A lot of companies use professional fulfillment firms to handle this aspect of their business. Because they are specialists, fulfillment firms can do the job efficiently and effectively. Here’s how a fulfillment system should work, using ours as an example.
A client’s inventory is delivered to our warehouse. We accept the shipment, count the items, note the date and time the shipment arrived and assign a place for the inventory in our warehouse.
All of this information is entered into our computerized inventory system. Our client receives, by email, an incoming receipt notice that tells them when the shipment arrived and what it contained.

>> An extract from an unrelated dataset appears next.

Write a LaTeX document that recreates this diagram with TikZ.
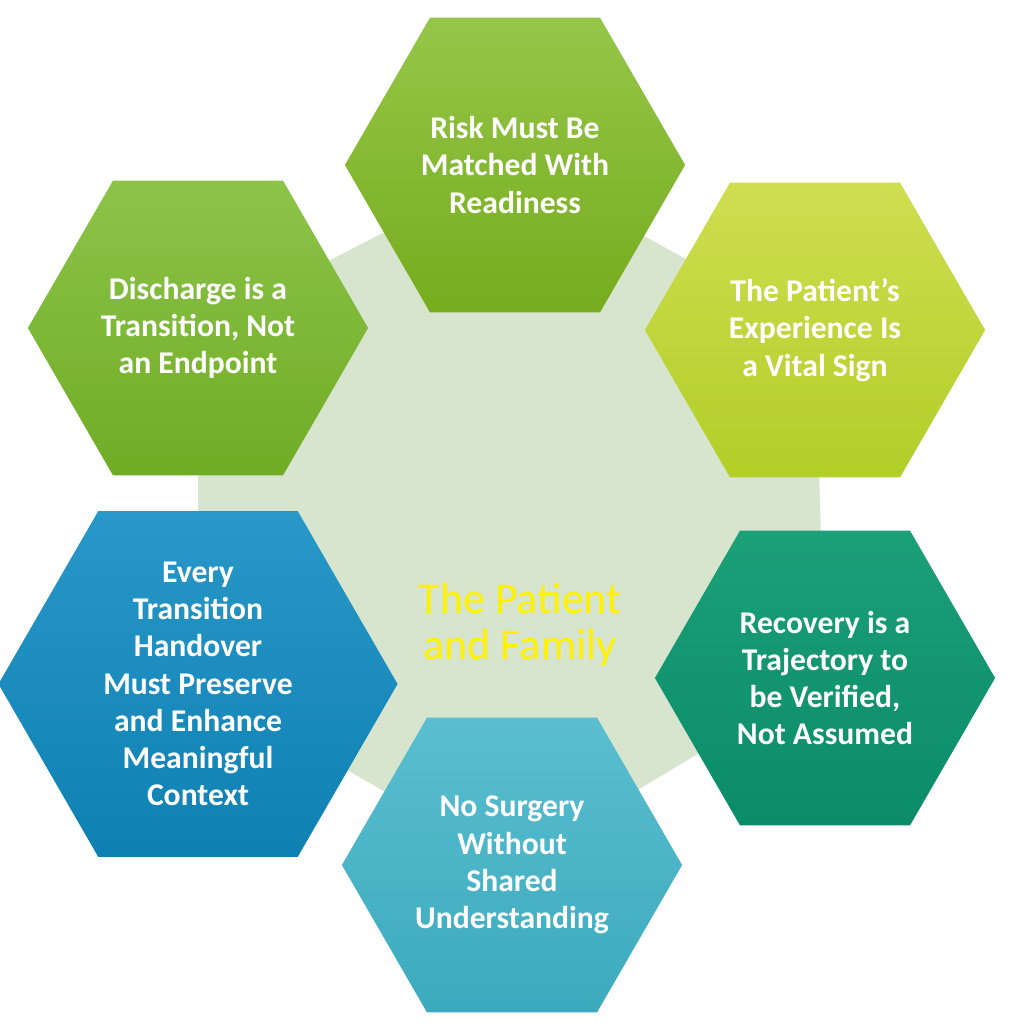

Our computer system prints out placards that detail the shipment. Placards are placed on the inventory, facing out, so that when orders come in, warehouse workers can easily find items stored in our warehouse.
Our fulfillment system is tied to our client’s order system. When we get the orders from a client, the ordered item is packaged, processed and shipped. There is no batch shipping. In some instances, things like price lists, brochures or product information can be printed on-demand as needed daily and fulfilled. This requires no storage or pre-printing for additional savings. Everything happens in real time. The client can log on to our system through a portal to check on their inventory, orders and shipments.
The computer system can be programmed to send all sorts of inventory reports to clients. Is their inventory running low? There is an automated notice for that. Do they need to know how many books shipped last month? There’s a report for that. The system can produce 150 different reports in addition to customized reports that we can design for clients.
We routinely count our clients’ inventory. Each day, our warehouse crew is assigned sections of the warehouse, where they count materials by hand. Their counts are compared to the inventory numbers in our computer system. If there is a discrepancy, we find out why the numbers are not the same and we fix the problem.